I guess what I'm trying to get at is this: do you wish you could orgasm but see it as impossible, or do wish that all the fuss about your orgasming would go away so you could be happy as you are without feeling that you SHOULD want to learn how?

If you want to learn to orgasm, I bet there are still routes you haven't explored, and I bet you could get er' done. If you don't want to learn, I think you will likely have to put up with your husband's wishing, on some level, that you could. 

Orgasms are hugely psychological, I think, so that is actually where I'd start if I were you. If you are, as another poster suggested, someone who likes strict control in your life (not judging you here--I am of that type), it can be hard to surrender to a process in which you think the likelihood of failure is high, and on which you think you will be judged. Accepting that failure could be an outcome and making peace with that might be an important step for you, but one that should be acknowledged and put aside quickly in favor of getting on to the positive. 

As another poster mentioned, there are a ton of resources out there. I found an episode on YouTube of some reality show in which a couple went to a retreat where the focus was on teaching the male partner how to give his wife an intense orgasm with focus on the emotional connection. I will look for it and post the link if I can find it.

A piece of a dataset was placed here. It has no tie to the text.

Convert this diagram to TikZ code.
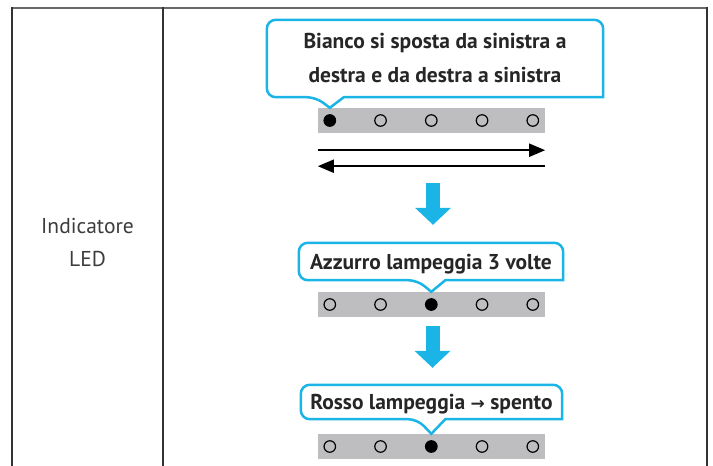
\documentclass[tikz,border=0pt]{standalone}
\usepackage{fontspec}
\setmainfont{PT Sans}
\newfontfamily\arrowfont{DejaVu Sans}
\usepackage{xcolor}
\usetikzlibrary{arrows.meta, positioning, calc}
\definecolor{ledblue}{RGB}{27,180,230}
\definecolor{stripgray}{RGB}{190,190,192}
\definecolor{rulegray}{RGB}{105,105,105}
\definecolor{textgray}{RGB}{60,60,60}
% speech bubble round a text node, pointer ending at a coordinate
\newcommand{\bubble}[2]{%
  \draw[callline] (#2) -- ($(#2 |- #1.south)+(14,0)$) -- (#1.south east) [rounded corners=9pt] -- (#1.north east) -- (#1.north west) -- (#1.south west) -- ($(#2 |- #1.south)+(-14,0)$) [sharp corners] -- cycle;}

\begin{document}
\begin{tikzpicture}[x=1pt, y=-1pt,
  callbox/.style={inner sep=0pt, align=center, font=\fontsize{21.5}{34}\selectfont\bfseries, text=black!85},
  oneline/.style={callbox, text height=15pt, text depth=0pt},
  callline/.style={draw=ledblue, line width=2.5pt},
  strip/.style={fill=stripgray, minimum width=227pt, minimum height=25pt, inner sep=0pt},
  led/.style={circle, draw, line width=1.2pt, minimum size=11.5pt, inner sep=0pt},
  ledon/.style={led, fill=black},
  arrow/.style={-{Triangle[length=16pt, width=13pt]}, line width=2pt},
  bigarrow/.style={draw=ledblue, line width=14pt, -{Triangle[length=17pt, width=35pt]}}]
  \useasboundingbox (0,0) rectangle (713,466);
  % Table
  \draw[rulegray, line width=2pt] (11,7.5) -- (708,7.5);
  \draw[black!80, line width=1.5pt] (12,7) -- (12,466);
  \draw[black!80, line width=1.5pt] (163,7) -- (163,466);
  \draw[black!80, line width=1.5pt] (707,7) -- (707,466);
  \node[font=\fontsize{21.5}{33}\selectfont, text=textgray, align=center] (rowlabel) at (87.5,242) {Indicatore\\LED};
  % Step 1
  \node[callbox, minimum width=336pt, minimum height=77pt] (bubble1) at (435,58.5) {Bianco si sposta da sinistra a\\destra e da destra a sinistra};
  \node[strip] (strip1) at (431.5,120.5) {};
  \foreach \i/\st in {1/ledon, 2/led, 3/led, 4/led, 5/led}
    \node[\st] (led1\i) at ($(strip1.west)+({12+50.75*(\i-1)},0)$) {};
  \coordinate (tip1) at (strip1.north -| led11);
  \bubble{bubble1}{tip1}
  \coordinate (sweepw1) at ($(strip1.south west)+(0,17)$);
  \coordinate (sweepe1) at ($(strip1.south east)+(0,17)$);
  \coordinate (sweepw2) at ($(strip1.south west)+(0,33)$);
  \coordinate (sweepe2) at ($(strip1.south east)+(0,33)$);
  \draw[arrow] (sweepw1) -- (sweepe1);
  \draw[arrow] (sweepe2) -- (sweepw2);
  % Step 2
  \node[oneline, minimum width=264pt, minimum height=37pt] (bubble2) at (431,261.5) {Azzurro lampeggia 3 volte};
  \node[strip] (strip2) at (431.5,304.5) {};
  \foreach \i/\st in {1/led, 2/led, 3/ledon, 4/led, 5/led}
    \node[\st] (led2\i) at ($(strip2.west)+({12+50.75*(\i-1)},0)$) {};
  \coordinate (tip2) at (strip2.north -| led23);
  \bubble{bubble2}{tip2}
  % Step 3
  \node[oneline, minimum width=261pt, minimum height=34pt] (bubble3) at (431.5,402) {Rosso lampeggia {\arrowfont\bfseries\fontsize{17}{20}\selectfont →} spento};
  \node[strip] (strip3) at (431.5,446.5) {};
  \foreach \i/\st in {1/led, 2/led, 3/ledon, 4/led, 5/led}
    \node[\st] (led3\i) at ($(strip3.west)+({12+50.75*(\i-1)},0)$) {};
  \coordinate (tip3) at (strip3.north -| led33);
  \bubble{bubble3}{tip3}
  % Flow arrows
  \draw[bigarrow, shorten <=50pt, shorten >=18pt] ([xshift=1.5pt]strip1.south) -- ([xshift=1.5pt]strip1.south |- bubble2.north);
  \draw[bigarrow, shorten <=9pt, shorten >=17pt] ([xshift=1pt]strip2.south) -- ([xshift=1pt]strip2.south |- bubble3.north);
\end{tikzpicture}
\end{document}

Learning to orgasm would change your life for the better in ways that I think it' s hard to appreciate if you've never done it. I'm sure you are sick of hearing statements like that, but if you are really weighing what to do here . . . my vote is to put the time and effort into it. I know you are busy, but try to look at it like you do training for a marathon: you have a goal, you dedicate yourself to the training, and you cross the finish line.


----------



## GettingIt_2 (Apr 12, 2013)

OMG I just went to YouTube and searched "couples learn female orgasm. "

See you in about a year.


----------



## Faithful Wife (Oct 31, 2012)

momtwo4.....If you've never tried a wand, plug in vibrator, then you will be simply amazed if you ever do. Please keep that in mind. Trying one might take away all your anxiety about this issue in 2 minutes.


----------



## WorkingOnMe (Mar 17, 2012)

Faithful Wife said:


> momtwo4.....If you've never tried a wand, plug in vibrator, then you will be simply amazed if you ever do. Please keep that in mind. Trying one might take away all your anxiety about this issue in 2 minutes.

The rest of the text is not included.